Suppose that we want to calculate this imaginary time-ordered correlation function for an interacting system (in Heisenberg picture) :
$$\langle \mathscr{T} A(\tau_A)B(\tau_B) \rangle =\frac{1}{Z} Tr\{\mathscr{T}(e^{-\beta H} e^{H\tau_A}A(0)e^{a-H\tau_A}e^{H\tau_B}B(0)e^{-H\tau_B})\}$$
Assuming that $\tau_A > \tau_B$ we can drop the time-ordering operator $\mathscr{T}$ and using the definition of imaginary time evolution operator in interaction picture :
$$\langle \mathscr{T} A(\tau_A)B(\tau_B) \rangle = \frac{1}{Z}Tr\{ e^{-\beta H_0}S(\beta,\tau_A)A_I(\tau_A)S(\tau_A,\tau_B)B_I(\tau_B)S(\tau_B,0)\}$$
In AGD’s “Methods of quantum field theory”, it's said that we can now write the above relation as :
$$\langle \mathscr{T} A(\tau_A)B(\tau_B) \rangle = \frac{1}{Z}Tr\{e^{-\beta H_0} \mathscr{T} (A_I(\tau_A)B_I(\tau_B)S(\beta,0))\}$$
But it's only true when $\beta > \tau_A,\tau_B$. In fact, if we consider a correlation function of some operators, each one at an arbitrary time, then the finite-temperature version of the Gell-Mann–Low theorem is valid only if the time difference between operators is lower than the characteristic thermal time-scale of the system.
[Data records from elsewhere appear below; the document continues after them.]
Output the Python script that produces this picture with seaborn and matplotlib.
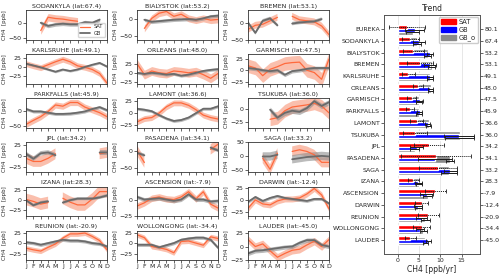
import numpy as np
import matplotlib
matplotlib.use("Agg")
import matplotlib.pyplot as plt
import seaborn as sns
from matplotlib.patches import Patch

sns.set_theme(style="ticks")
plt.rcParams["font.family"] = ["DejaVu Sans"]

nan = np.nan

# seasonal cycle panels
panel_names = ["SODANKYLA", "BIALYSTOK", "BREMEN", "KARLSRUHE", "ORLEANS", "GARMISCH",
               "PARKFALLS", "LAMONT", "TSUKUBA", "JPL", "PASADENA", "SAGA",
               "IZANA", "ASCENSION", "DARWIN", "REUNION", "WOLLONGONG", "LAUDER"]
panel_lats = [67.4, 53.2, 53.1, 49.1, 48.0, 47.5, 45.9, 36.6, 36.0, 34.2, 34.1, 33.2,
              28.3, -7.9, -12.4, -20.9, -34.4, -45.0]

sat_cycle = [
    [nan, nan, -25, 18, 14, 12, 8, 5, nan, nan, nan, nan],
    [nan, -27, 2, 17, 22, 8, 14, 2, -3, 2, -3, -1],
    [-20, -8, -5, 5, 15, nan, 18, 8, 5, 2, -10, -35],
    [10, 4, -1, 7, 15, 22, 15, 4, 0, -6, -17, -43],
    [25, -5, 5, 0, -2, 5, 3, 0, 3, -5, -15, -2],
    [10, 5, -12, 2, 8, 15, 17, 18, 0, -5, -20, 25],
    [-44, -31, -19, -2, 19, 15, 27, 27, 12, 3, -6, -19],
    [-18, -11, -9, 0, 13, 21, 21, 16, 7, -4, -9, -12],
    [nan, nan, nan, -19, -16, -3, 4, 6, 8, 11, 6, -7],
    [-5, -12, -12, -5, 5, nan, nan, nan, nan, nan, 5, 8],
    [2, -33, nan, nan, nan, nan, nan, nan, nan, nan, 5, 20],
    [nan, nan, -6, -46, 12, nan, 18, 24, 18, 6, -21, -21],
    [2, -3, -10, -6, nan, 5, -5, -12, -12, 3, 22, 22],
    [-10, -5, 2, 4, 1, 0, 4, 12, 1, 12, -7, -13],
    [-17, 0, -8, -10, -2, 2, 2, 4, 12, 23, 10, -18],
    [-12, -16, -19, -10, -2, 12, 22, 22, 24, 16, 6, -16],
    [20, 13, -8, -11, -15, -23, 4, 5, 0, -5, 15, 11],
    [13, 0, 5, -8, -20, -13, -7, -5, 3, 10, 0, 13],
]
gb_cycle = [
    [nan, nan, 0, -10, -5, -3, -5, -5, 2, 0, 10, nan],
    [nan, -2, -8, -6, -4, -2, -1, 0, -2, 2, 8, 10],
    [0, -30, 5, 12, -8, nan, -3, 0, 2, 3, 10, nan],
    [10, 5, 0, -6, -12, -6, -10, -6, 1, 7, 12, 2],
    [0, -3, 0, -2, -5, -3, -8, -5, 0, 5, 8, 10],
    [5, 3, 0, -2, 0, -10, -2, 0, 3, 5, 5, 5],
    [6, -2, -2, -6, -10, -10, -9, -6, -2, 6, 12, 2],
    [9, 7, 4, -4, -11, -16, -14, -9, 0, 9, 9, 14],
    [nan, nan, nan, -1, -16, -7, -3, -5, 2, 15, 6, 13],
    [5, -6, 6, 8, 2, nan, nan, nan, nan, nan, 8, 8],
    [-5, -12, nan, nan, nan, nan, nan, nan, nan, nan, 10, 2],
    [nan, nan, 0, 0, 6, nan, -10, -6, -2, 0, 2, 0],
    [0, -13, -6, -3, nan, -6, 0, 4, 4, 4, 7, 12],
    [4, 0, 1, 2, 0, -2, 0, 8, 0, 0, -3, -2],
    [-4, 6, -2, 4, 8, 4, 2, 0, -2, 2, 2, -7],
    [2, 0, -4, 0, 4, 8, 6, 6, 4, 0, -2, -8],
    [-4, -4, -4, -10, -5, 0, 8, 11, 13, 13, 8, -11],
    [-13, -8, -7, -5, -3, -1, 0, 7, 12, 12, 3, 0],
]
sat_band = [12, 10, 10, 8, 12, 15, 10, 6, 12, 12, 15, 18, 15, 5, 6, 6, 6, 7]
gb_band = [6, 5, 5, 3, 4, 4, 5, 3, 5, 5, 5, 15, 4, 3, 3, 4, 4, 4]

panel_ylims = [(-55, 40), (-60, 25), (-50, 35), (-45, 35), (-30, 50), (-30, 35),
               (-55, 40), (-30, 30), (-35, 20), (-35, 30), (-60, 25), (-55, 50),
               (-40, 35), (-25, 20), (-32, 27), (-40, 30), (-40, 30), (-25, 30)]
panel_yticks = [[-50, 0], [-50, 0], [-50, 0], [-25, 0, 25], [-25, 0, 25], [-25, 0, 25],
                [-50, 0], [-25, 0, 25], [-25, 0], [-25, 0, 25], [-50, 0], [-50, 0, 50],
                [-25, 0, 25], [-25, 0], [-25, 0, 25], [-25, 0, 25], [-25, 0, 25], [-25, 0, 25]]
month_labels = ["J", "F", "M", "A", "M", "J", "J", "A", "S", "O", "N", "D"]

# trend panel
trend_names = ["EUREKA", "SODANKYLA", "BIALYSTOK", "BREMEN", "KARLSRUHE", "ORLEANS",
               "GARMISCH", "PARKFALLS", "LAMONT", "TSUKUBA", "JPL", "PASADENA", "SAGA",
               "IZANA", "ASCENSION", "DARWIN", "REUNION", "WOLLONGONG", "LAUDER"]
trend_lats = [80.1, 67.4, 53.2, 53.1, 49.1, 48.0, 47.5, 45.9, 36.6, 36.0, 34.2, 34.1,
              33.2, 28.3, -7.9, -12.4, -20.9, -34.4, -45.0]
sat_trend = [2.1, 3.0, 3.7, 5.2, 2.5, 4.8, 3.3, 2.9, 4.5, 4.1, 7.3, 9.1, 9.5, 3.7, 8.8, 5.6, 7.2, 5.6, 3.0]
gb_trend = [4.0, 5.0, 7.6, 7.6, 7.6, 7.6, 5.2, 5.2, 7.0, 14.3, 4.5, 8.7, 12.3, 4.8, 6.8, 4.8, 5.6, 5.2, 7.2]
gbo_trend = [3.5, 4.5, 7.0, 8.0, 7.5, 7.8, 5.0, 5.0, 7.3, 14.5, 4.0, 12.3, 12.0, 5.0, 7.0, 4.8, 6.5, 6.0, 6.5]
sat_err = [4.2, 2.0, 2.5, 3.0, 1.5, 1.2, 1.0, 1.0, 1.5, 2.8, 3.5, 8.2, 4.5, 1.2, 2.5, 1.5, 2.5, 2.0, 1.3]
gb_err = [2.2, 1.5, 0.8, 1.5, 0.8, 0.6, 0.8, 0.6, 0.6, 3.5, 1.5, 4.0, 1.5, 0.8, 1.5, 1.0, 1.2, 1.0, 0.6]
gbo_err = [1.5, 1.0, 0.8, 0.8, 0.7, 0.6, 0.6, 0.6, 0.6, 3.5, 1.0, 1.0, 1.8, 0.8, 1.0, 0.8, 1.0, 0.8, 0.6]

sat_col = "#ff6a3d"
sat_fill = "#f9a48a"
gb_col = "#6b6b6b"
gb_fill = "#8e8e8e"

fig = plt.figure(figsize=(5, 2.75), dpi=100)
gs = fig.add_gridspec(6, 3, left=0.052, right=0.658, top=0.962, bottom=0.055,
                      wspace=0.37, hspace=0.5)
months = np.arange(1, 13)

for i, name in enumerate(panel_names):
    ax = fig.add_subplot(gs[i // 3, i % 3])
    sat = np.array(sat_cycle[i], dtype=float)
    gb = np.array(gb_cycle[i], dtype=float)
    ax.fill_between(months, sat - sat_band[i], sat + sat_band[i], color=sat_fill, alpha=0.7, lw=0)
    ax.plot(months, sat, color=sat_col, lw=0.9, label="SAT")
    ax.fill_between(months, gb - gb_band[i], gb + gb_band[i], color=gb_fill, alpha=0.6, lw=0)
    ax.plot(months, gb, color=gb_col, lw=1.3, label="GB")
    ax.set_xlim(1, 12)
    ax.set_ylim(*panel_ylims[i])
    ax.set_yticks(panel_yticks[i])
    ax.set_xticks(months)
    if i // 3 == 5:
        ax.set_xticklabels(month_labels)
    else:
        ax.set_xticklabels([])
    ax.set_title(f"{name} (lat:{panel_lats[i]})", fontsize=4.5, pad=2)
    ax.set_ylabel("CH4  [ppb]", fontsize=4, labelpad=1)
    ax.tick_params(labelsize=4.5, length=2, width=0.5, pad=1)
    for s in ax.spines.values():
        s.set_linewidth(0.6)
        s.set_color("#333333")
    if i == 0:
        ax.legend(loc="lower right", fontsize=3.6, frameon=True, handlelength=2.0,
                  borderpad=0.3, labelspacing=0.3)

# trend bars
tax = fig.add_axes([0.768, 0.076, 0.192, 0.869])
y = np.arange(len(trend_names))
tax.barh(y + 0.08, gbo_trend, height=0.75, color="#8a8a8a", zorder=2)
tax.barh(y + 0.1, gb_trend, height=0.35, color="#0000ff", zorder=3)
tax.barh(y - 0.15, sat_trend, height=0.35, color="#ff0000", zorder=4)
eb = tax.errorbar(sat_trend, y - 0.15, xerr=sat_err, fmt="none", ecolor="k",
                  elinewidth=0.7, capsize=1.5, capthick=0.6, zorder=5)
for lc in eb[2]:
    lc.set_linestyle((0, (1, 1)))
tax.errorbar(gb_trend, y + 0.1, xerr=gb_err, fmt="none", ecolor="k",
             elinewidth=0.7, capsize=1.5, capthick=0.6, zorder=5)
tax.errorbar(gbo_trend, y + 0.25, xerr=gbo_err, fmt="none", ecolor="k",
             elinewidth=0.7, capsize=1.5, capthick=0.6, zorder=5)
tax.set_xlim(-3.2, 19.3)
tax.set_ylim(len(trend_names) - 1 + 1.2, -1.2)
tax.set_yticks(y)
tax.set_yticklabels(trend_names)
tax.set_xticks([0, 5, 10, 15])
tax.grid(axis="x", color="#e3e3e3", lw=0.6, zorder=0)
tax.set_axisbelow(True)
tax.tick_params(labelsize=4.5, length=2, width=0.5, pad=1)
tax.set_xlabel("CH4 [ppb/yr]", fontsize=5.5, labelpad=1)
tax.set_title("Trend", fontsize=5.5, pad=3)
for s in tax.spines.values():
    s.set_linewidth(0.6)
    s.set_color("#555555")

tax2 = tax.twinx()
tax2.set_ylim(tax.get_ylim())
tax2.set_yticks(y)
tax2.set_yticklabels([f"{v:.1f}" for v in trend_lats])
tax2.tick_params(labelsize=4.5, length=2, width=0.5, pad=1)
for s in tax2.spines.values():
    s.set_linewidth(0.6)
    s.set_color("#555555")

handles = [Patch(color="#ff0000", label="SAT"), Patch(color="#0000ff", label="GB"),
           Patch(color="#8a8a8a", label="GB_o")]
tax.legend(handles=handles, loc="upper right", fontsize=4.8, handlelength=2.2,
           handleheight=0.8, borderpad=0.3, labelspacing=0.25, handletextpad=0.5,
           borderaxespad=0.3, framealpha=1)

fig.savefig("out.png", dpi=100)
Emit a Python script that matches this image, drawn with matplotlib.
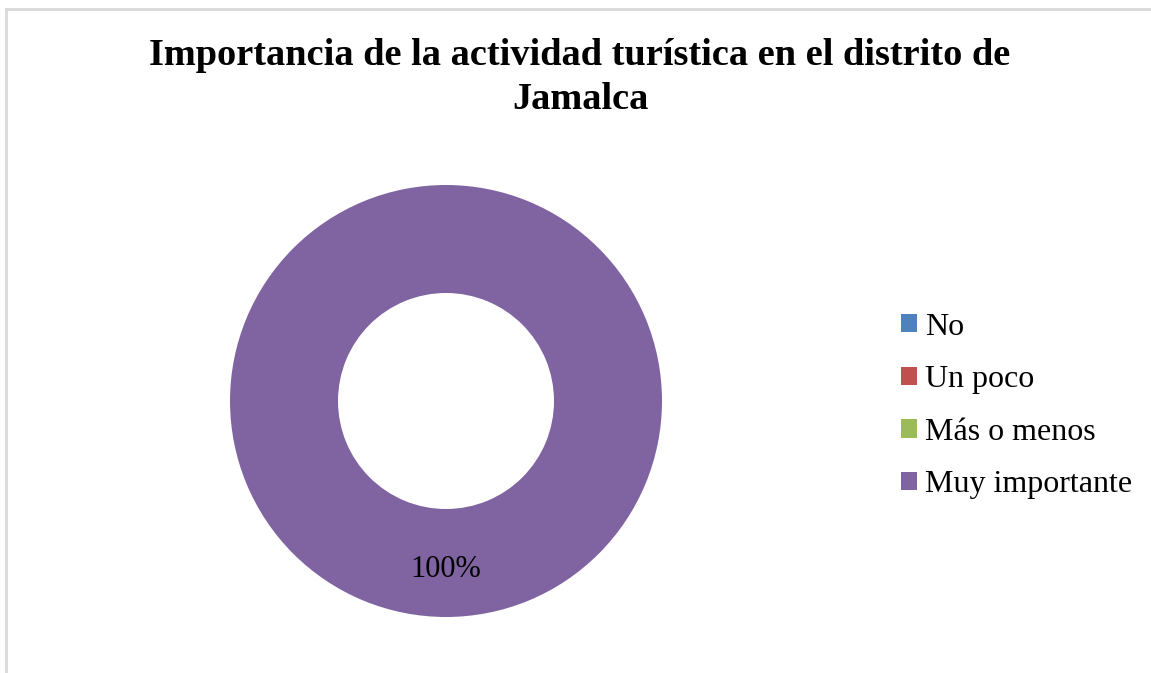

- My question is how we can solve this problem and find the correlation function perturbatively ?
Or maybe it's not a problem and it's natural that we can't find any correlation between two (or more) quantities in a system in thermal equilibrium when their time separation is so long that the thermal fluctuations kill any correlation between them.
And even if the latter statement is true, it doesn't say that we can't find the correlation, it just says we must use another method, for example solving the Hamiltonian exactly. Now suppose that we could do this.
- What physical behaviors we expect from it to have (maybe some kind of exponential decrease as the time difference increases with an exponential factor of $e^{-\frac{|\tau_A-\tau_B|}{\beta}}$? Or maybe I'm misled completely because the imaginary time have nothing to do with the real time.
Best Answer
Although there is already an accepted answer, I'll provide a different point of view here.
It is important to keep in mind that the imaginary time is periodic, which means fields satisfy periodic(or anti-periodic) boundary conditions (the reason is because we use imaginary time path integral to represent the partition function, which is $\mathrm{Tr}\, e^{-\beta H}$). Therefore, the correlation functions also obey the same kind of periodic conditions under the shift $\tau\rightarrow \tau+\beta$, which is why the Matsubara frequencies are $\frac{2\pi n}{\beta}$ for $n\in\mathbb{Z}$ for bosonic fields, and $\frac{(2n+1)\pi}{\beta}$ for fermionic fields. So if $|\tau_A-\tau_B|$ is larger than $\beta$, all you need to do is to fold it back by adding or subtracting several $\beta$'s, just as one would do to any periodic functions.
EDIT: The periodicity of Green's function can be explicitly derived, without using the path integral representation. After all, the path integral representation is designed to be consistent with the operator formalism.
Let's assume $A$ and $B$ are bosonic, so I do not need to keep track of the fermionic sign. For concreteness, consider $-\beta<\tau<0$ and
$$ G(\tau)=\langle \mathcal{T} A(\tau)B(0)\rangle=\mathrm{Tr}[e^{-\beta H}B(0)e^{\tau H}A(0)e^{-\tau H}]=\mathrm{Tr}[ e^{\tau H}A(0)e^{-\tau H}e^{-\beta H}B(0)]\\ =\mathrm{Tr}[e^{-\beta H}e^{(\tau+\beta) H}A(0)e^{-(\tau+\beta) H}B(0)]=\langle \mathcal{T} A(\tau+\beta) B(0)\rangle =G(\tau+\beta) $$
Here we use the cyclic property of the trace.